Every time I get on that scale, I see a number higher than the last. I am utterly out of control with food and spend most of my time consumed with what my next meal will be, eating and only being to a point where I am satisfied after I’ve eaten copious amounts of fast food at night. I know this has to stop. I know my bad eating has always been linked to other aspects – if I am eating badly, I am sleeping more/less or irregularly, I am more tired, I am more unhappy and thus leading to me drinking more or making bad decisions. I know all of this too well, I spent almost my entire life living that way.
Oddly enough, I don’t feel depressed about it (right now). I saw a picture of a girl who exposed her stomach, admitting that this photo was to all the people that had bullied her in her life for being overweight. Yes, I admit my eating is out of control but I can also admit that there are people of different sizes in the world. I guess in a perfect world, I would be making healthier choices and loving my body, regardless of how it looked.
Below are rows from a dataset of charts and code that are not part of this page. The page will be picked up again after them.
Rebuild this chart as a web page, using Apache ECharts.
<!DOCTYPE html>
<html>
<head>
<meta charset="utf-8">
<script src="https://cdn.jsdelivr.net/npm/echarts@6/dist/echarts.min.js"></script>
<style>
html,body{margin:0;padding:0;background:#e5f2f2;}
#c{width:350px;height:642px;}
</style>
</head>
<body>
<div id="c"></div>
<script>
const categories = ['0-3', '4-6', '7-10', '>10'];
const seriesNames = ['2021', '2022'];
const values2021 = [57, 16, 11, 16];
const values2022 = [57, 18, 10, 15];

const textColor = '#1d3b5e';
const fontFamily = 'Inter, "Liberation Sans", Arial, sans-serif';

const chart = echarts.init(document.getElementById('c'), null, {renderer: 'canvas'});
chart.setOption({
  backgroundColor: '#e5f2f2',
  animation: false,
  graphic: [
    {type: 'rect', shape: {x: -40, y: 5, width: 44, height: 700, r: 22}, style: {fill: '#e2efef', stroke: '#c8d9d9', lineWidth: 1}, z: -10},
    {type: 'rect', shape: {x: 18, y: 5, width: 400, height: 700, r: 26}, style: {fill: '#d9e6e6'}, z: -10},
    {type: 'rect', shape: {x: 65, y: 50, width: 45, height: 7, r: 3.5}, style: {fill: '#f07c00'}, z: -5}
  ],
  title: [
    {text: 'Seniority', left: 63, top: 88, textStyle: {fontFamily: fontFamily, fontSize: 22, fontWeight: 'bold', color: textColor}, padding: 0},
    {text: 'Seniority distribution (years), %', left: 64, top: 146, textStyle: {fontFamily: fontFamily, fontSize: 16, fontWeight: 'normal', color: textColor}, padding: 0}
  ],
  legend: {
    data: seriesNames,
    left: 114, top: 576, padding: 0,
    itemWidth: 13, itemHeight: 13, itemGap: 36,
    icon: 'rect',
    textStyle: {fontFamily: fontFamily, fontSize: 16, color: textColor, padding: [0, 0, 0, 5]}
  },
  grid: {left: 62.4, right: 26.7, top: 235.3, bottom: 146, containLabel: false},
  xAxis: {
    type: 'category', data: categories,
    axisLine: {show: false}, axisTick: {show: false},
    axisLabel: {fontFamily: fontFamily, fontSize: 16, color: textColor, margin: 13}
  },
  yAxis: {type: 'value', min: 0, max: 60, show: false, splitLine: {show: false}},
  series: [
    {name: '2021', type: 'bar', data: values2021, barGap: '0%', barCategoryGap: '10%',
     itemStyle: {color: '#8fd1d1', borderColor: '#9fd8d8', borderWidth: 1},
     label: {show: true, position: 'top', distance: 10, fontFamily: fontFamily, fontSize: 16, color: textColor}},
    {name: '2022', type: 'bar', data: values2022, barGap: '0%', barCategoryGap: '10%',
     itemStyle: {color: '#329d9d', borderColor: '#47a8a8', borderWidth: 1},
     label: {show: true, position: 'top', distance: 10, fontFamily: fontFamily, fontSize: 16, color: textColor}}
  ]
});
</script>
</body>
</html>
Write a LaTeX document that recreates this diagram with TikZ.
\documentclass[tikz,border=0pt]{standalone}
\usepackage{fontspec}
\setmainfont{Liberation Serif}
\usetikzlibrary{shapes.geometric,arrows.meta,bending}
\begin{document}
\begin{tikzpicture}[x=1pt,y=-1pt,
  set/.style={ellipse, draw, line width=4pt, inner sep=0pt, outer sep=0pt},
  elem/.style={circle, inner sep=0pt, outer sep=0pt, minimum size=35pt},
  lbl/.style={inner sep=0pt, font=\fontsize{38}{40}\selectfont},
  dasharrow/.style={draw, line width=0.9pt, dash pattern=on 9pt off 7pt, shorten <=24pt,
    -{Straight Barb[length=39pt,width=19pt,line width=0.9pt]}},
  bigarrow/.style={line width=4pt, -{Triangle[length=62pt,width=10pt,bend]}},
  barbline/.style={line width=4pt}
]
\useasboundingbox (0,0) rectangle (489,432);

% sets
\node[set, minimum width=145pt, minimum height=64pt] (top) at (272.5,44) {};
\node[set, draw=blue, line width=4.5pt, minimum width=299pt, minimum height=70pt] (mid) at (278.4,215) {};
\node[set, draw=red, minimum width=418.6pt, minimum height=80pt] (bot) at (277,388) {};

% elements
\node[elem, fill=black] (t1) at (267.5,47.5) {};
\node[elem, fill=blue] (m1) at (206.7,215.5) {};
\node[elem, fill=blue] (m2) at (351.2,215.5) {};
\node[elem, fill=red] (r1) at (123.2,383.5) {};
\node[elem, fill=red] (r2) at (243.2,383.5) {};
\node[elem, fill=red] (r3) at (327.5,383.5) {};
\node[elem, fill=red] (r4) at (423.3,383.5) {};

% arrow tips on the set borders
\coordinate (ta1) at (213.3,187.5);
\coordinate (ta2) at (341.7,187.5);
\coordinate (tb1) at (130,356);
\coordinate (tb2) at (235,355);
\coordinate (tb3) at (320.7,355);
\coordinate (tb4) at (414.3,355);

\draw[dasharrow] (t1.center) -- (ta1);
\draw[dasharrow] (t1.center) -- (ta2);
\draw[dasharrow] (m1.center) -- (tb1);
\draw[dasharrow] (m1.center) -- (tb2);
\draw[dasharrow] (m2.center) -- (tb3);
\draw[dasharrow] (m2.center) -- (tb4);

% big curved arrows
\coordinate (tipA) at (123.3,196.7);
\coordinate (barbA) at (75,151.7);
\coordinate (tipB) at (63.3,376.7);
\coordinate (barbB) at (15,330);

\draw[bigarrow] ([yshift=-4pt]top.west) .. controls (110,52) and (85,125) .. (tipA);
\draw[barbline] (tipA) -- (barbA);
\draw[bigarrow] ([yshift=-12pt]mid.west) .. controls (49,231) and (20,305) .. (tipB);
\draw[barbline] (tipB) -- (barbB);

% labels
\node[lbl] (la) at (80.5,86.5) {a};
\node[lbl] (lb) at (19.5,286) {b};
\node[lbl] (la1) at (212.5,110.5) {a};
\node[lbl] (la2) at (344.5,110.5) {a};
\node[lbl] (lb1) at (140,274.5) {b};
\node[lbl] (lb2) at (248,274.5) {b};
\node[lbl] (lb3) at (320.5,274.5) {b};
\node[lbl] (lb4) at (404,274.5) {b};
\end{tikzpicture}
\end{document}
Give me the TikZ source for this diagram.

In two months, i will go home. I feel like I should be making these changes now, so that I can reach a goal by then (10 kg). But, and this is the point I am trying to stress, this isn’t going to be my resolution. I have read all about how the gym will be packed on January, 1st and how people feel hopeful because it’s a brand new start – and that would be correct, in a perfect world. If anything, I’d like to say that I hope 2014 is a happy, prosperous, healthy year for myself and everyone I love. I want to make smart decisions, I want to be happier and I want to take more control over my life.